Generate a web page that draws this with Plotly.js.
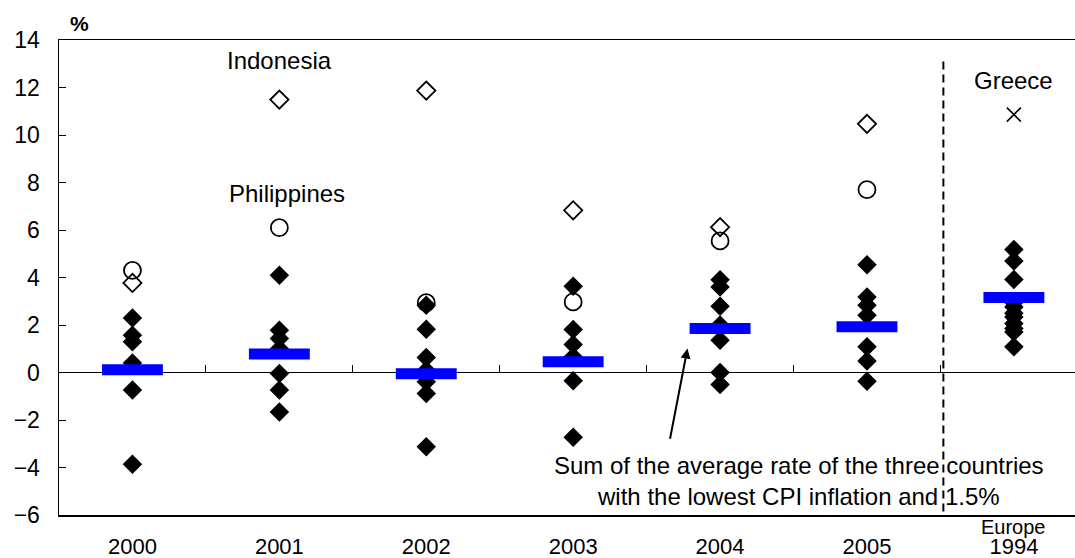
<!DOCTYPE html>
<html>
<head>
<meta charset="utf-8">
<script src="https://cdn.plot.ly/plotly-3.0.1.min.js"></script>
<style>html,body{margin:0;padding:0;background:#fff;}#chart{width:1075px;height:558px;}</style>
</head>
<body>
<div id="chart"></div>
<script>
// ---- data ----
var categories = ['2000', '2001', '2002', '2003', '2004', '2005', '1994'];
var tickLabels = ['2000', '2001', '2002', '2003', '2004', '2005', '1994'];
var groupLabel = 'Europe';

// other countries' CPI inflation (filled diamonds), per category
var others2000 = [2.3, 1.57, 1.29, 0.4, -0.74, -3.86];
var others2001 = [4.09, 1.78, 1.43, 1.0, -0.04, -0.74, -1.66];
var others2002 = [2.83, 1.82, 0.63, 0.1, -0.39, -0.88, -3.13];
var others2003 = [3.63, 1.81, 1.18, 0.66, -0.35, -2.73];
var others2004 = [3.91, 3.6, 2.79, 2.0, 1.36, 0.0, -0.5];
var others2005 = [4.54, 3.18, 2.83, 2.41, 1.08, 0.48, -0.37];
var others1994 = [5.18, 4.69, 3.92, 2.95, 2.76, 2.5, 2.34, 2.06, 1.85, 1.71, 1.08];

var indonesia = [3.77, 11.49, 11.87, 6.83, 6.12, 10.47];       // 2000-2005
var philippines = [4.30, 6.10, 2.94, 2.97, 5.54, 7.70];        // 2000-2005
var greece = [10.86];                                            // 1994
var reference = [0.12, 0.78, -0.05, 0.45, 1.85, 1.93, 3.16];    // lowest-3 average + 1.5%

var noteText = 'Sum of the average rate of the three countries<br>with the lowest CPI inflation and 1.5%';

// ---- build traces ----
var othersByCat = [others2000, others2001, others2002, others2003, others2004, others2005, others1994];
var ox = [], oy = [];
othersByCat.forEach(function (arr, i) {
  arr.forEach(function (v) { ox.push(categories[i]); oy.push(v); });
});
var asiaCats = categories.slice(0, 6);
function idx(c) { return categories.indexOf(c); }

var font = 'Liberation Sans, Arial, sans-serif';

var traces = [
  {
    type: 'scatter', mode: 'markers', x: asiaCats, y: philippines, name: 'Philippines',
    marker: { symbol: 'circle-open', size: 17, color: '#000', line: { color: '#000', width: 1.8 } },
    hoverinfo: 'skip'
  },
  {
    type: 'scatter', mode: 'markers', x: asiaCats, y: indonesia, name: 'Indonesia',
    marker: { symbol: 'diamond-open', size: 14, color: '#000', line: { color: '#000', width: 1.8 } },
    hoverinfo: 'skip'
  },
  {
    type: 'scatter', mode: 'markers', x: ox, y: oy, name: 'Others',
    marker: { symbol: 'diamond', size: 15, color: '#000', line: { width: 0 } },
    hoverinfo: 'skip'
  },
  {
    type: 'scatter', mode: 'markers', x: ['1994'], y: greece, name: 'Greece',
    marker: { symbol: 'x-thin', size: 14, color: '#000', line: { color: '#000', width: 1.6 } },
    hoverinfo: 'skip'
  },
  {
    type: 'scatter', mode: 'markers', x: categories, y: reference, name: 'Reference',
    marker: { symbol: 'line-ew', size: 43.5, color: '#0000ff', line: { color: '#0000ff', width: 11 } },
    hoverinfo: 'skip'
  },
  {
    type: 'scatter', mode: 'markers', x: [null], y: [null], xaxis: 'x2', yaxis: 'y',
    hoverinfo: 'skip', showlegend: false
  }
];

var xr = [-0.5, 6.416];
var sepTicks = [];
for (var k = 0; k < categories.length - 1; k++) sepTicks.push(k + 0.5);

var layout = {
  width: 1075, height: 558,
  margin: { l: 59, r: 0, t: 40, b: 43, pad: 0 },
  paper_bgcolor: '#fff', plot_bgcolor: '#fff',
  showlegend: false,
  font: { family: font, size: 22, color: '#000' },
  xaxis: {
    type: 'category', categoryorder: 'array', categoryarray: categories,
    range: xr, showgrid: false, zeroline: false,
    showline: true, mirror: true, linecolor: '#000', linewidth: 1.5,
    ticks: '', tickmode: 'array', tickvals: categories, ticktext: tickLabels,
    tickfont: { family: font, size: 22, color: '#000' },
    ticklabelstandoff: 11, fixedrange: true
  },
  xaxis2: {
    type: 'linear', overlaying: 'x', anchor: 'free', position: 0.3, side: 'bottom',
    range: xr, showgrid: false, zeroline: false, showline: false,
    ticks: 'inside', ticklen: 8, tickwidth: 1, tickcolor: '#000',
    tickmode: 'array', tickvals: sepTicks, showticklabels: false, fixedrange: true
  },
  yaxis: {
    range: [-6, 14], dtick: 2, tick0: 0, showgrid: false,
    zeroline: true, zerolinecolor: '#000', zerolinewidth: 1,
    showline: true, mirror: false, linecolor: '#000', linewidth: 1.5,
    ticks: 'inside', ticklen: 7, tickwidth: 1, tickcolor: '#000',
    tickfont: { family: font, size: 23, color: '#000' },
    ticklabelstandoff: 13, fixedrange: true
  },
  shapes: [
    {
      type: 'line', xref: 'x', yref: 'y', x0: 5.52, x1: 5.52, y0: 13.1, y1: -6,
      line: { color: '#000', width: 2, dash: '8px,5px' }
    }
  ],
  annotations: [
    { text: '%', xref: 'paper', yref: 'paper', x: 0.02, y: 1.0, xanchor: 'center', yanchor: 'bottom',
      yshift: 3, showarrow: false, font: { family: font, size: 21, color: '#000', weight: 'bold' } },
    { text: 'Indonesia', xref: 'x', yref: 'y', x: idx('2001'), y: 13.13, showarrow: false,
      xanchor: 'center', yanchor: 'middle', font: { family: font, size: 24, color: '#000' } },
    { text: 'Philippines', xref: 'x', yref: 'y', x: idx('2001') + 0.05, y: 7.54, showarrow: false,
      xanchor: 'center', yanchor: 'middle', font: { family: font, size: 24, color: '#000' } },
    { text: 'Greece', xref: 'x', yref: 'y', x: idx('1994'), y: 12.29, showarrow: false,
      xanchor: 'center', yanchor: 'middle', font: { family: font, size: 24, color: '#000' } },
    { text: groupLabel, xref: 'x', yref: 'paper', x: idx('1994'), y: -0.025, showarrow: false,
      xanchor: 'center', yanchor: 'middle', font: { family: font, size: 20, color: '#000' } },
    { text: noteText, xref: 'x', yref: 'y', x: 4.535, y: -4.57, showarrow: false,
      xanchor: 'center', yanchor: 'middle', align: 'center',
      font: { family: font, size: 24, color: '#000' } },
    { text: '', xref: 'x', yref: 'y', x: 3.778, y: 1.01, showarrow: true,
      ax: -17.7, ay: 91.7, arrowhead: 2, arrowsize: 1, arrowwidth: 2, arrowcolor: '#000', standoff: 0 }
  ]
};

Plotly.newPlot('chart', traces, layout, { staticPlot: true, displayModeBar: false });
</script>
</body>
</html>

> **Written task**
Give back the whole listing as it stands, minus its pictures.

> **Written solution**
Generate a web page that draws this with Plotly.js.
<!DOCTYPE html>
<html>
<head>
<meta charset="utf-8">
<script src="https://cdn.plot.ly/plotly-3.0.1.min.js"></script>
<style>html,body{margin:0;padding:0;background:#fff;}#chart{width:1075px;height:558px;}</style>
</head>
<body>
<div id="chart"></div>
<script>
// ---- data ----
var categories = ['2000', '2001', '2002', '2003', '2004', '2005', '1994'];
var tickLabels = ['2000', '2001', '2002', '2003', '2004', '2005', '1994'];
var groupLabel = 'Europe';

// other countries' CPI inflation (filled diamonds), per category
var others2000 = [2.3, 1.57, 1.29, 0.4, -0.74, -3.86];
var others2001 = [4.09, 1.78, 1.43, 1.0, -0.04, -0.74, -1.66];
var others2002 = [2.83, 1.82, 0.63, 0.1, -0.39, -0.88, -3.13];
var others2003 = [3.63, 1.81, 1.18, 0.66, -0.35, -2.73];
var others2004 = [3.91, 3.6, 2.79, 2.0, 1.36, 0.0, -0.5];
var others2005 = [4.54, 3.18, 2.83, 2.41, 1.08, 0.48, -0.37];
var others1994 = [5.18, 4.69, 3.92, 2.95, 2.76, 2.5, 2.34, 2.06, 1.85, 1.71, 1.08];

var indonesia = [3.77, 11.49, 11.87, 6.83, 6.12, 10.47];       // 2000-2005
var philippines = [4.30, 6.10, 2.94, 2.97, 5.54, 7.70];        // 2000-2005
var greece = [10.86];                                            // 1994
var reference = [0.12, 0.78, -0.05, 0.45, 1.85, 1.93, 3.16];    // lowest-3 average + 1.5%

var noteText = 'Sum of the average rate of the three countries<br>with the lowest CPI inflation and 1.5%';

// ---- build traces ----
var othersByCat = [others2000, others2001, others2002, others2003, others2004, others2005, others1994];
var ox = [], oy = [];
othersByCat.forEach(function (arr, i) {
  arr.forEach(function (v) { ox.push(categories[i]); oy.push(v); });
});
var asiaCats = categories.slice(0, 6);
function idx(c) { return categories.indexOf(c); }

var font = 'Liberation Sans, Arial, sans-serif';

var traces = [
  {
    type: 'scatter', mode: 'markers', x: asiaCats, y: philippines, name: 'Philippines',
    marker: { symbol: 'circle-open', size: 17, color: '#000', line: { color: '#000', width: 1.8 } },
    hoverinfo: 'skip'
  },
  {
    type: 'scatter', mode: 'markers', x: asiaCats, y: indonesia, name: 'Indonesia',
    marker: { symbol: 'diamond-open', size: 14, color: '#000', line: { color: '#000', width: 1.8 } },
    hoverinfo: 'skip'
  },
  {
    type: 'scatter', mode: 'markers', x: ox, y: oy, name: 'Others',
    marker: { symbol: 'diamond', size: 15, color: '#000', line: { width: 0 } },
    hoverinfo: 'skip'
  },
  {
    type: 'scatter', mode: 'markers', x: ['1994'], y: greece, name: 'Greece',
    marker: { symbol: 'x-thin', size: 14, color: '#000', line: { color: '#000', width: 1.6 } },
    hoverinfo: 'skip'
  },
  {
    type: 'scatter', mode: 'markers', x: categories, y: reference, name: 'Reference',
    marker: { symbol: 'line-ew', size: 43.5, color: '#0000ff', line: { color: '#0000ff', width: 11 } },
    hoverinfo: 'skip'
  },
  {
    type: 'scatter', mode: 'markers', x: [null], y: [null], xaxis: 'x2', yaxis: 'y',
    hoverinfo: 'skip', showlegend: false
  }
];

var xr = [-0.5, 6.416];
var sepTicks = [];
for (var k = 0; k < categories.length - 1; k++) sepTicks.push(k + 0.5);

var layout = {
  width: 1075, height: 558,
  margin: { l: 59, r: 0, t: 40, b: 43, pad: 0 },
  paper_bgcolor: '#fff', plot_bgcolor: '#fff',
  showlegend: false,
  font: { family: font, size: 22, color: '#000' },
  xaxis: {
    type: 'category', categoryorder: 'array', categoryarray: categories,
    range: xr, showgrid: false, zeroline: false,
    showline: true, mirror: true, linecolor: '#000', linewidth: 1.5,
    ticks: '', tickmode: 'array', tickvals: categories, ticktext: tickLabels,
    tickfont: { family: font, size: 22, color: '#000' },
    ticklabelstandoff: 11, fixedrange: true
  },
  xaxis2: {
    type: 'linear', overlaying: 'x', anchor: 'free', position: 0.3, side: 'bottom',
    range: xr, showgrid: false, zeroline: false, showline: false,
    ticks: 'inside', ticklen: 8, tickwidth: 1, tickcolor: '#000',
    tickmode: 'array', tickvals: sepTicks, showticklabels: false, fixedrange: true
  },
  yaxis: {
    range: [-6, 14], dtick: 2, tick0: 0, showgrid: false,
    zeroline: true, zerolinecolor: '#000', zerolinewidth: 1,
    showline: true, mirror: false, linecolor: '#000', linewidth: 1.5,
    ticks: 'inside', ticklen: 7, tickwidth: 1, tickcolor: '#000',
    tickfont: { family: font, size: 23, color: '#000' },
    ticklabelstandoff: 13, fixedrange: true
  },
  shapes: [
    {
      type: 'line', xref: 'x', yref: 'y', x0: 5.52, x1: 5.52, y0: 13.1, y1: -6,
      line: { color: '#000', width: 2, dash: '8px,5px' }
    }
  ],
  annotations: [
    { text: '%', xref: 'paper', yref: 'paper', x: 0.02, y: 1.0, xanchor: 'center', yanchor: 'bottom',
      yshift: 3, showarrow: false, font: { family: font, size: 21, color: '#000', weight: 'bold' } },
    { text: 'Indonesia', xref: 'x', yref: 'y', x: idx('2001'), y: 13.13, showarrow: false,
      xanchor: 'center', yanchor: 'middle', font: { family: font, size: 24, color: '#000' } },
    { text: 'Philippines', xref: 'x', yref: 'y', x: idx('2001') + 0.05, y: 7.54, showarrow: false,
      xanchor: 'center', yanchor: 'middle', font: { family: font, size: 24, color: '#000' } },
    { text: 'Greece', xref: 'x', yref: 'y', x: idx('1994'), y: 12.29, showarrow: false,
      xanchor: 'center', yanchor: 'middle', font: { family: font, size: 24, color: '#000' } },
    { text: groupLabel, xref: 'x', yref: 'paper', x: idx('1994'), y: -0.025, showarrow: false,
      xanchor: 'center', yanchor: 'middle', font: { family: font, size: 20, color: '#000' } },
    { text: noteText, xref: 'x', yref: 'y', x: 4.535, y: -4.57, showarrow: false,
      xanchor: 'center', yanchor: 'middle', align: 'center',
      font: { family: font, size: 24, color: '#000' } },
    { text: '', xref: 'x', yref: 'y', x: 3.778, y: 1.01, showarrow: true,
      ax: -17.7, ay: 91.7, arrowhead: 2, arrowsize: 1, arrowwidth: 2, arrowcolor: '#000', standoff: 0 }
  ]
};

Plotly.newPlot('chart', traces, layout, { staticPlot: true, displayModeBar: false });
</script>
</body>
</html>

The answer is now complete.